Canada - bill to ban flavored tobacco products gets final approval - Burley Tobacco..

October 9, 2009 - Canada has given final approval to an anti-smoking law that Kentucky burley growers and lawmakers worry may spell an end to the market for the tobacco leaf north of the border.

The bill, known as the Bill C-32 - Cracking Down on Tobacco Marketing Aimed at Youth Act, passed the Senate Social Affairs, Science and Technology Committee on a voice vote and without amendments. It was awaiting final action in the Canadian Senate. (Canadian bill to ban flavored tobacco products worries Kentucky burley growers..)

The Canadian Senate passed the legislation Tuesday, October 6th and it received “royal assent” — final approval — on Thursday, October 8th.

Rob Cunningham, senior policy analyst with the Canadian Cancer Society: “This bill is a very important advance for public health in Canada.”

The bill bans flavored tobacco products in Canada.

Burley is one of three kinds of tobacco mixed together with additives for blended tobacco. Some Kentucky lawmakers, led by Rep. Ed Whitfield, R-1st District, have written to American and Canadian officials that the bill’s ban on many of the additives used in blended tobacco effectively outlaws burley. With 85 percent of U.S. burley exported, the implications of the Canadian action and possible similar actions by other nations are enormous, the Kentuckians warned.

However, U.S. trade data show that there have been no burley exports to Canada since 2006. That year, U.S. burley valued at $221,000 was delivered to Canada. In Cunningham’s view, the burley growers are raising “a non-issue.” And even if there were exports, “the bill does not ban burley tobacco, and it does not ban any type of tobacco — it bans flavors,” Cunningham said.
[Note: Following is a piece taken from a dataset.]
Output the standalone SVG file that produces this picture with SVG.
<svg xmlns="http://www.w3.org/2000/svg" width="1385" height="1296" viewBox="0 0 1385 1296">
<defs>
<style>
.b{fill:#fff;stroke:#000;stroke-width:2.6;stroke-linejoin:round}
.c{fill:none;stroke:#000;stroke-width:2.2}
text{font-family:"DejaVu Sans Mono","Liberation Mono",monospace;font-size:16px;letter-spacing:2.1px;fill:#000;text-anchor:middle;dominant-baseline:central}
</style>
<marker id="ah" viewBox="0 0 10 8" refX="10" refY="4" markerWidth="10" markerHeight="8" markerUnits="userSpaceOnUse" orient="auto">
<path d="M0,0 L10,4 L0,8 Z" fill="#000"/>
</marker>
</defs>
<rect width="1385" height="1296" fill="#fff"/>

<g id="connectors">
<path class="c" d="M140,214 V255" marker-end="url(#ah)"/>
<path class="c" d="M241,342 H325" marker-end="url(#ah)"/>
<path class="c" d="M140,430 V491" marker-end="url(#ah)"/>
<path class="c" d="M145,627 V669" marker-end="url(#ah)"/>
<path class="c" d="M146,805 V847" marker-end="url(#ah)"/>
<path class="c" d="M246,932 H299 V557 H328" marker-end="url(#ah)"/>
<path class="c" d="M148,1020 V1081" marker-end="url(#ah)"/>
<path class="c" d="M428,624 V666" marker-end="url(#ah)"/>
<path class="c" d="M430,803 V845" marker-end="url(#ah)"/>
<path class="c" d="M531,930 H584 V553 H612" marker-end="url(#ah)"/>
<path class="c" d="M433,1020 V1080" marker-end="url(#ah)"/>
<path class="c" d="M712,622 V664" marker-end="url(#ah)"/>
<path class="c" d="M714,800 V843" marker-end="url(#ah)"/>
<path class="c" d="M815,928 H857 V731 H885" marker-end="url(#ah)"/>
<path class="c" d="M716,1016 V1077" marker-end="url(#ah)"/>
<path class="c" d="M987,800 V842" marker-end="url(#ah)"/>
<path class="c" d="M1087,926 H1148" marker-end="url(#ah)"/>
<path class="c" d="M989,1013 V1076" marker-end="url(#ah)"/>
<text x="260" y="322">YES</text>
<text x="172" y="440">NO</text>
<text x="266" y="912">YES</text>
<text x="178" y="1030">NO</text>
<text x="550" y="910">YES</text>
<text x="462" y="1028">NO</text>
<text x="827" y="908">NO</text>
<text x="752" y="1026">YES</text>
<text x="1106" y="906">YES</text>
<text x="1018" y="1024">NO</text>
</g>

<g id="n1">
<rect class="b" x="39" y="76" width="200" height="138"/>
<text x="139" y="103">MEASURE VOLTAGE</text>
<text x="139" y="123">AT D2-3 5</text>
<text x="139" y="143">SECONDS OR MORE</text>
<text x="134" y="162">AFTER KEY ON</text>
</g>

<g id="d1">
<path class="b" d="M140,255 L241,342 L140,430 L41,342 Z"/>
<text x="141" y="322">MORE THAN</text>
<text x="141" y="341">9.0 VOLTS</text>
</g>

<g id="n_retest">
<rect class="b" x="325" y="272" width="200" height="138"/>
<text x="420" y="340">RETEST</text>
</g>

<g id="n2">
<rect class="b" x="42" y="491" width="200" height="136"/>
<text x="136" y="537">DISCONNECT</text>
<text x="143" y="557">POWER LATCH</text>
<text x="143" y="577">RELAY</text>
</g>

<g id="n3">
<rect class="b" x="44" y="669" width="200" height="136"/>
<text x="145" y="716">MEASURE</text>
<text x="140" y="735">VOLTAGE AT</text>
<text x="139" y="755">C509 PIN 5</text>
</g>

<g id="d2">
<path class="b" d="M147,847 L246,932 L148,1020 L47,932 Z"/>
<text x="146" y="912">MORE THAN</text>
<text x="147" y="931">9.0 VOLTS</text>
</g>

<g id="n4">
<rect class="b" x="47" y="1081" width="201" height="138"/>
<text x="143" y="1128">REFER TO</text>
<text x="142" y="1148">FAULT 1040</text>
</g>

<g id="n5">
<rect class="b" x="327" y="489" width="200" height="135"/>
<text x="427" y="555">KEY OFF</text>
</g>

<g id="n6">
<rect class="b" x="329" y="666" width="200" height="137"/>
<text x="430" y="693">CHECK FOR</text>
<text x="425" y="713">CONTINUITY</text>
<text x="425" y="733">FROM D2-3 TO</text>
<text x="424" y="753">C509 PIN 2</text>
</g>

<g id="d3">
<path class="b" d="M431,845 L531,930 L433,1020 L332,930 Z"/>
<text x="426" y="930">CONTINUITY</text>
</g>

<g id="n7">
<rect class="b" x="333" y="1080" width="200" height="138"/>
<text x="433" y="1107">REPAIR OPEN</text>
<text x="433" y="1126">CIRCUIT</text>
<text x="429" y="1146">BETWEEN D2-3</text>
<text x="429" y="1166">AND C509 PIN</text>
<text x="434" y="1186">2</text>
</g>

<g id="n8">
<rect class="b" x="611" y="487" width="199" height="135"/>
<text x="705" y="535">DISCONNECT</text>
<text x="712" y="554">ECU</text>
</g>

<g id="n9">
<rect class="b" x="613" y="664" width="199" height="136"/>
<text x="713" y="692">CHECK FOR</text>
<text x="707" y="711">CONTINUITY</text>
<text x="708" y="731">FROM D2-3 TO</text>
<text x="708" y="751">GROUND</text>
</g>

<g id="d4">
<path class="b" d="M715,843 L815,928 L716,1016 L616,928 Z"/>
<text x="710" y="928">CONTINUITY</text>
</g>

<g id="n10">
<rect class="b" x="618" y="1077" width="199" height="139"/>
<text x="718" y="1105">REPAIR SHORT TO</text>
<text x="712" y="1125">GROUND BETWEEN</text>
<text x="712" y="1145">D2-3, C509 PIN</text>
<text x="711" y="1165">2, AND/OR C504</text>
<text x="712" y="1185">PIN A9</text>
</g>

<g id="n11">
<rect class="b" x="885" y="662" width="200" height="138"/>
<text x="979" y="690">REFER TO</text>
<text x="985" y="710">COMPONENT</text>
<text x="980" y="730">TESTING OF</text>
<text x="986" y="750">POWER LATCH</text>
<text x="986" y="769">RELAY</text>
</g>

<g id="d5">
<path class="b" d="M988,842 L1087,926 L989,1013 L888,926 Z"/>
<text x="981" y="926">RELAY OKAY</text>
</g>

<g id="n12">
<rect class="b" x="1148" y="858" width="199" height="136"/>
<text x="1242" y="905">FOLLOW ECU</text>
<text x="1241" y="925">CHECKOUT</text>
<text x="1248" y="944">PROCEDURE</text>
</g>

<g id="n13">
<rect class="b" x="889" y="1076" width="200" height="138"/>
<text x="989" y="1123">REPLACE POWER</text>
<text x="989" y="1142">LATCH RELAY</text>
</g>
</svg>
Roger Quarles, president of the Burley Tobacco Growers Cooperative Association, based in Lexington, Ky., said the Canadian government’s approval of the new law was expected, given the little opposition to it in the Canadian Parliament. “We’re disappointed that the government in Canada has failed to hear what we think is very logical reasoning here,” Quarles said. “That potential market for Kentucky growers will be eliminated in Canada.” He added: “We’ve always had a fear this might expand to other markets.”

While trade data may show no burley exports to Canada since 2006, that does not mean the tobacco didn’t get into the country in the form of a blend used in making cigarettes, Quarles said. And American-blend cigarettes with burley are sold in Canada, he said.

Cunningham said Canadians don’t care much for the American-blended cigarettes, pointing out that they constitute only 0.8 percent of the total market.

Whitfield spokeswoman Kristin Walker said the congressman remains concerned about the potential impact of the new Canadian law on Kentucky tobacco farmers.

“The issue at hand here is really the dangerous precedent this law sets internationally,” she said in an e-mail. “While burley tobacco exports to Canada in recent years have been relatively low, worldwide the U.S. exports approximately 165 million pounds of burley tobacco annually.”

Walker: “In addition, laws such as this could impact all tobacco production. Every year the U.S. exports 624 million pounds of tobacco. If every country passed laws like Canada’s, American tobacco farmers would be severely hurt.”

Rep. Whitfield is exploring ways to pressure the U.S. and Canadian governments to address the burley issue, Walker said.

Reference: Canada enacts anti-smoking law despite burley growers’ concerns by
James R. Carroll (, Louisville Courier-Journal, 10/8/2009.